In the first place, he showed that as the planet describes equal areas in equal times about the sun, the attractive force which the sun exerts upon it must necessarily be directed in a straight line towards the sun itself. He also demonstrated the converse truth, that whatever be the nature of the force which emanated from a sun, yet so long as that force was directed through the sun's centre, any body which revolved around it must describe equal areas in equal times, and this it must do, whatever be the actual character of the law according to which the intensity of the force varies at different parts of the planet's journey. Thus the first advance was taken in the exposition of the scheme of the universe.

The next step was to determine the law according to which the force thus proved to reside in the sun varied with the distance of the planet. Newton presently showed by a most superb effort of mathematical reasoning, that if the orbit of a planet were an ellipse and if the sun were at one of the foci of that ellipse, the intensity of the attractive force must vary inversely as the square of the planet's distance. If the law had any other expression than the inverse square of the distance, then the orbit which the planet must follow would not be an ellipse; or if an ellipse, it would, at all events, not have the sun in the focus. Hence he was able to show from Kepler's laws alone that the force which guided the planets was an attractive power emanating from the sun, and that the intensity of this attractive power varied with the inverse square of the distance between the two bodies.

These circumstances being known, it was then easy to show that the last of Kepler's three laws must necessarily follow. If a number of planets were revolving around the sun, then supposing the materials of all these bodies were equally affected by gravitation, it can be demonstrated that the square of the periodic time in which each planet completes its orbit is proportional to the cube of the greatest diameter in that orbit.

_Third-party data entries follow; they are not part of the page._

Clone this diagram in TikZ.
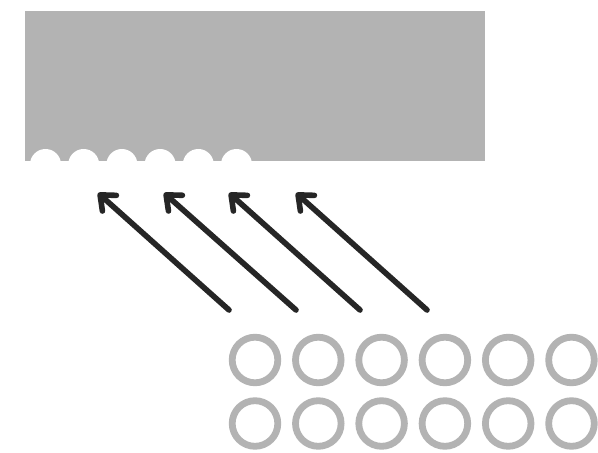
\documentclass[tikz,border=0pt]{standalone}
\usetikzlibrary{arrows.meta}
\definecolor{panelgray}{HTML}{B3B3B3}
\definecolor{arrowdark}{HTML}{262626}
\tikzset{
  panel/.style={fill=panelgray,draw=none},
  notch/.style={fill=white,draw=none},
  ring/.style={draw=panelgray,line width=6.8pt,fill=none},
  bigarrow/.style={draw=arrowdark,line width=5.6pt,line cap=round,line join=round,
    -{Straight Barb[length=12.5pt,width=21pt,round,line width=5.6pt]}}
}
\begin{document}
\begin{tikzpicture}[x=1pt,y=-1pt]
\useasboundingbox (0,0) rectangle (598,453);
\fill[white] (0,0) rectangle (598,453);
\path[panel] (25,11) rectangle (485,161);
\foreach \x in {45.5,83.7,121.9,160.1,198.3,236.5}
  \path[notch] (\x,164.5) circle[radius=15.5pt];
\fill[white] (25,161) rectangle (260,185);
\foreach \i in {0,...,5}{
  \path[ring] (255+\i*63.3,360) circle[radius=22.8pt];
  \path[ring] (255+\i*63.3,423.5) circle[radius=22.8pt];
}
\coordinate (t1) at (229,310); \coordinate (h1) at (98,193);
\coordinate (t2) at (296,310); \coordinate (h2) at (164,193);
\coordinate (t3) at (360,310); \coordinate (h3) at (229,193);
\coordinate (t4) at (427,310); \coordinate (h4) at (296,193);
\foreach \k in {1,2,3,4}
  \draw[bigarrow] (t\k) -- (h\k);
\end{tikzpicture}
\end{document}
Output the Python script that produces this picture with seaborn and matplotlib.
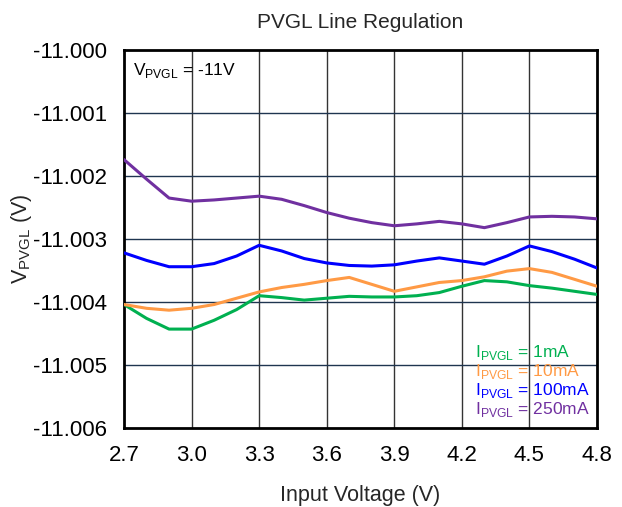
import matplotlib
matplotlib.use("Agg")
import matplotlib.pyplot as plt
import seaborn as sns
import pandas as pd
import numpy as np

vin = [2.7, 2.8, 2.9, 3.0, 3.1, 3.2, 3.3, 3.4, 3.5, 3.6, 3.7, 3.8, 3.9, 4.0,
       4.1, 4.2, 4.3, 4.4, 4.5, 4.6, 4.7, 4.8]
v_1mA = [-11.00404, -11.00426, -11.00443, -11.00443, -11.00429, -11.00412, -11.00390,
         -11.00393, -11.00397, -11.00394, -11.00391, -11.00392, -11.00392, -11.00390,
         -11.00385, -11.00375, -11.00366, -11.00368, -11.00374, -11.00378, -11.00383,
         -11.00388]
v_10mA = [-11.00404, -11.00410, -11.00413, -11.00410, -11.00404, -11.00394, -11.00384,
          -11.00377, -11.00372, -11.00366, -11.00361, -11.00372, -11.00383, -11.00376,
          -11.00369, -11.00366, -11.00360, -11.00351, -11.00347, -11.00353, -11.00364,
          -11.00375]
v_100mA = [-11.00322, -11.00334, -11.00344, -11.00344, -11.00339, -11.00327, -11.00310,
           -11.00319, -11.00331, -11.00338, -11.00342, -11.00343, -11.00341, -11.00335,
           -11.00330, -11.00335, -11.00340, -11.00327, -11.00311, -11.00320, -11.00332,
           -11.00346]
v_250mA = [-11.00174, -11.00205, -11.00235, -11.00240, -11.00238, -11.00235, -11.00232,
           -11.00237, -11.00247, -11.00258, -11.00267, -11.00274, -11.00279, -11.00276,
           -11.00272, -11.00276, -11.00282, -11.00274, -11.00265, -11.00264, -11.00265,
           -11.00268]
series_names = ["1mA", "10mA", "100mA", "250mA"]
series_colors = ["#00B050", "#FF9A45", "#0000FF", "#7030A0"]
x_ticks = [2.7, 3.0, 3.3, 3.6, 3.9, 4.2, 4.5, 4.8]
y_ticks = [-11.000, -11.001, -11.002, -11.003, -11.004, -11.005, -11.006]

df = pd.DataFrame({
    "vin": vin * 4,
    "vout": v_1mA + v_10mA + v_100mA + v_250mA,
    "load": sum([[n] * len(vin) for n in series_names], []),
})

sns.set_theme(style="white")
plt.rcParams["font.family"] = ["Liberation Sans", "DejaVu Sans"]
plt.rcParams["mathtext.fontset"] = "custom"
plt.rcParams["mathtext.rm"] = "Liberation Sans"

fig = plt.figure(figsize=(6.22, 5.07), dpi=100)
ax = fig.add_axes([0.1994, 0.1558, 0.7604, 0.7456])

sns.lineplot(data=df, x="vin", y="vout", hue="load", hue_order=series_names,
             palette=dict(zip(series_names, series_colors)), linewidth=2.2,
             legend=False, ax=ax, zorder=3)

ax.set_xlim(2.7, 4.8)
ax.set_ylim(-11.006, -11.000)
ax.set_xticks(x_ticks)
ax.set_xticklabels([f"{t:.1f}" for t in x_ticks], fontsize=16)
ax.set_yticks(y_ticks)
ax.set_yticklabels([f"{t:.3f}" for t in y_ticks], fontsize=16)
ax.tick_params(axis="y", length=0, pad=12, colors="black")
ax.tick_params(axis="x", length=0, pad=12, colors="black")

for t in x_ticks[1:-1]:
    ax.axvline(t, color="#333333", linewidth=1.0, zorder=1)
for t in y_ticks[1:-1]:
    ax.axhline(t, color="#1F3550", linewidth=1.0, zorder=1)

for side, sp in ax.spines.items():
    sp.set_visible(True)
    sp.set_color("black")
    sp.set_linewidth(2.0)

ax.set_title("PVGL Line Regulation", fontsize=15, pad=16)
ax.set_xlabel("Input Voltage (V)", fontsize=15.5, labelpad=14)
ax.set_ylabel(r"V$_{\mathregular{PVGL}}$ (V)", fontsize=15.5)
ax.yaxis.set_label_coords(-0.19, 0.5)

ax.text(0.018, 0.947, r"V$_{\mathregular{PVGL}}$ = -11V", transform=ax.transAxes,
        fontsize=12.5, va="center", ha="left", color="black")

for i, (n, c) in enumerate(zip(series_names, series_colors)):
    ax.text(0.742, 0.201 - i * 0.051, r"I$_{\mathregular{PVGL}}$ = " + n,
            transform=ax.transAxes, fontsize=12.5, color=c, va="center", ha="left")

fig.savefig("out.png", dpi=100)
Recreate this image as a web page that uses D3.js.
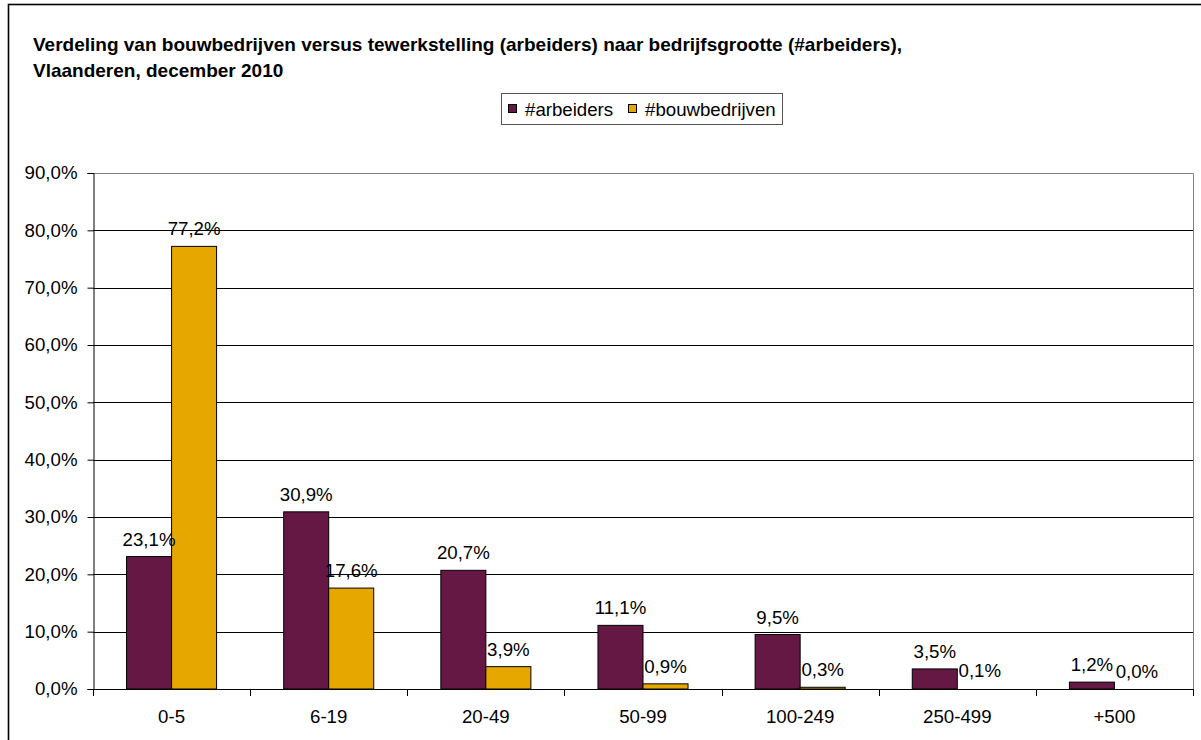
<!DOCTYPE html>
<html>
<head>
<meta charset="utf-8">
<script src="https://cdn.jsdelivr.net/npm/d3@7"></script>
<style>
  body { margin: 0; background: #fff; }
  svg { display: block; font-family: "Liberation Sans", Arial, sans-serif; }
</style>
</head>
<body>
<div id="chart"></div>
<script>
// data
const categories = ['0-5', '6-19', '20-49', '50-99', '100-249', '250-499', '+500'];
const seriesNames = ['#arbeiders', '#bouwbedrijven'];
const arbeiders = [23.1, 30.9, 20.7, 11.1, 9.5, 3.5, 1.2];
const bouwbedrijven = [77.2, 17.6, 3.9, 0.9, 0.3, 0.1, 0.0];
const yTicks = [0, 10, 20, 30, 40, 50, 60, 70, 80, 90];
const titleLines = [
  'Verdeling van bouwbedrijven versus tewerkstelling (arbeiders) naar bedrijfsgrootte (#arbeiders),',
  'Vlaanderen, december 2010'
];
const colors = ['#661845', '#E6A800'];

const W = 1201, H = 740;
const plot = { left: 93, right: 1193, top: 173, bottom: 689 };
const fmt = v => v.toFixed(1).replace('.', ',') + '%';

const svg = d3.select('#chart').append('svg')
  .attr('width', W)
  .attr('height', H);

// outer chart frame
svg.append('rect')
  .attr('x', 8.5).attr('y', 4.5)
  .attr('width', W).attr('height', H)
  .attr('fill', '#fff')
  .attr('stroke', '#000')
  .attr('stroke-width', 1.6);

// title
svg.append('text')
  .attr('x', 33)
  .attr('font-size', '19px')
  .attr('font-weight', 'bold')
  .selectAll('tspan')
  .data(titleLines)
  .enter()
  .append('tspan')
  .attr('x', 33)
  .attr('y', (d, i) => 51 + i * 26)
  .text(d => d);

// scales
const x0 = d3.scaleBand()
  .domain(categories)
  .range([plot.left, plot.right])
  .paddingInner(0.427)
  .paddingOuter(0.2135);

const x1 = d3.scaleBand()
  .domain(seriesNames)
  .range([0, x0.bandwidth()]);

const y = d3.scaleLinear()
  .domain([0, 90])
  .range([plot.bottom, plot.top]);

// gridlines
svg.append('g')
  .selectAll('line')
  .data(yTicks.slice(1, -1))
  .enter()
  .append('line')
  .attr('x1', plot.left).attr('x2', plot.right)
  .attr('y1', d => Math.round(y(d)) + 0.5)
  .attr('y2', d => Math.round(y(d)) + 0.5)
  .attr('stroke', '#000');

// plot area top/right border
svg.append('path')
  .attr('d', `M${plot.left},${plot.top + 0.5}H${plot.right + 0.5}V${plot.bottom}`)
  .attr('fill', 'none')
  .attr('stroke', '#808080');

// bars (bars thinner than a pixel are not visible in the original)
const series = [arbeiders, bouwbedrijven];
series.forEach((vals, s) => {
  svg.append('g')
    .selectAll('rect')
    .data(vals.map((v, i) => ({ v, i })).filter(d => y(0) - y(d.v) >= 1))
    .enter()
    .append('rect')
    .attr('x', d => x0(categories[d.i]) + x1(seriesNames[s]))
    .attr('y', d => y(d.v))
    .attr('width', x1.bandwidth())
    .attr('height', d => y(0) - y(d.v))
    .attr('fill', colors[s])
    .attr('stroke', '#000')
    .attr('stroke-width', 1);
});

// value labels
series.forEach((vals, s) => {
  svg.append('g')
    .selectAll('text')
    .data(vals)
    .enter()
    .append('text')
    .attr('text-anchor', 'middle')
    .attr('font-size', '18.67px')
    .attr('x', (d, i) => x0(categories[i]) + x1(seriesNames[s]) + x1.bandwidth() / 2)
    .attr('y', d => y(d) - 11)
    .text(d => fmt(d));
});

// y axis
const yAxis = svg.append('g')
  .attr('transform', `translate(${plot.left + 0.5},0)`)
  .call(d3.axisLeft(y).tickValues(yTicks).tickSize(6).tickPadding(10).tickFormat(fmt));
yAxis.selectAll('line, path').attr('stroke', '#000');
yAxis.selectAll('text')
  .attr('font-size', '18.67px')
  .attr('font-family', '"Liberation Sans", Arial, sans-serif')
  .attr('fill', '#000');

// x axis with ticks at category boundaries
const step = x0.step();
const bounds = d3.range(categories.length + 1).map(i => plot.left + i * step);
const xAxis = svg.append('g');
xAxis.append('line')
  .attr('x1', plot.left).attr('x2', plot.right + 1)
  .attr('y1', plot.bottom + 0.5).attr('y2', plot.bottom + 0.5)
  .attr('stroke', '#000');
xAxis.selectAll('.tick')
  .data(bounds)
  .enter()
  .append('line')
  .attr('x1', d => Math.round(d) + 0.5).attr('x2', d => Math.round(d) + 0.5)
  .attr('y1', plot.bottom).attr('y2', plot.bottom + 7)
  .attr('stroke', '#000');
xAxis.selectAll('text')
  .data(categories)
  .enter()
  .append('text')
  .attr('text-anchor', 'middle')
  .attr('font-size', '18.67px')
  .attr('x', d => x0(d) + x0.bandwidth() / 2)
  .attr('y', 723)
  .text(d => d);

// legend
const legend = svg.append('g').attr('transform', 'translate(501,93)');
legend.append('rect')
  .attr('x', 0.5).attr('y', 0.5)
  .attr('width', 281).attr('height', 31)
  .attr('fill', '#fff')
  .attr('stroke', '#555');
const legendX = [7, 127];
seriesNames.forEach((name, i) => {
  legend.append('rect')
    .attr('x', legendX[i] + 0.5).attr('y', 11.5)
    .attr('width', 8).attr('height', 8)
    .attr('fill', colors[i])
    .attr('stroke', '#000');
  legend.append('text')
    .attr('x', legendX[i] + 17)
    .attr('y', 23)
    .attr('font-size', '18.67px')
    .text(name);
});
</script>
</body>
</html>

These superb discoveries were, however, but the starting point from which Newton entered on a series of researches, which disclosed many of the profoundest secrets in the scheme of celestial mechanics. His natural insight showed that not only large masses like the sun and the earth, and the moon, attract each other, but that every particle in the universe must attract every other particle with a force which varies inversely as the square of the distance between them. If, for example, the two particles were placed twice as far apart, then the intensity of the force which sought to bring them together would be reduced to one-fourth. If two particles, originally ten miles asunder, attracted each other with a certain force, then, when the distance was reduced to one mile, the intensity of the attraction between the two particles would be increased one-hundred-fold. This fertile principle extends throughout the whole of nature. In some cases, however, the calculation of its effect upon the actual problems of nature would be hardly possible, were it not for another discovery which Newton's genius enabled him to accomplish. In the case of two globes like the earth and the moon, we must remember that we are dealing not with particles, but with two mighty masses of matter, each composed of innumerable myriads of particles. Every particle in the earth does attract every particle in the moon with a force which varies inversely as the square of their distance. The calculation of such attractions is rendered feasible by the following principle. Assuming that the earth consists of materials symmetrically arranged in shells of varying densities, we may then, in calculating its attraction, regard the whole mass of the globe as concentrated at its centre. Similarly we may regard the moon as concentrated at the centre of its mass. In this way the earth and the moon can both be regarded as particles in point of size, each particle having, however, the entire mass of the corresponding globe. The attraction of one particle for another is a much more simple matter to investigate than the attraction of the myriad different points of the earth upon the myriad different points of the moon.

Many great discoveries now crowded in upon Newton. He first of all gave the explanation of the tides that ebb and flow around our shores. Even in the earliest times the tides had been shown to be related to the moon. It was noticed that the tides were specially high during full moon or during new moon, and this circumstance obviously pointed to the existence of some connection between the moon and these movements of the water, though as to what that connection was no one had any accurate conception until Newton announced the law of gravitation. Newton then made it plain that the rise and fall of the water was simply a consequence of the attractive power which the moon exerted upon the oceans lying upon our globe. He showed also that to a certain extent the sun produces tides, and he was able to explain how it was that when the sun and the moon both conspire, the joint result was to produce especially high tides, which we call "spring tides"; whereas if the solar tide was low, while the lunar tide was high, then we had the phenomenon of "neap" tides.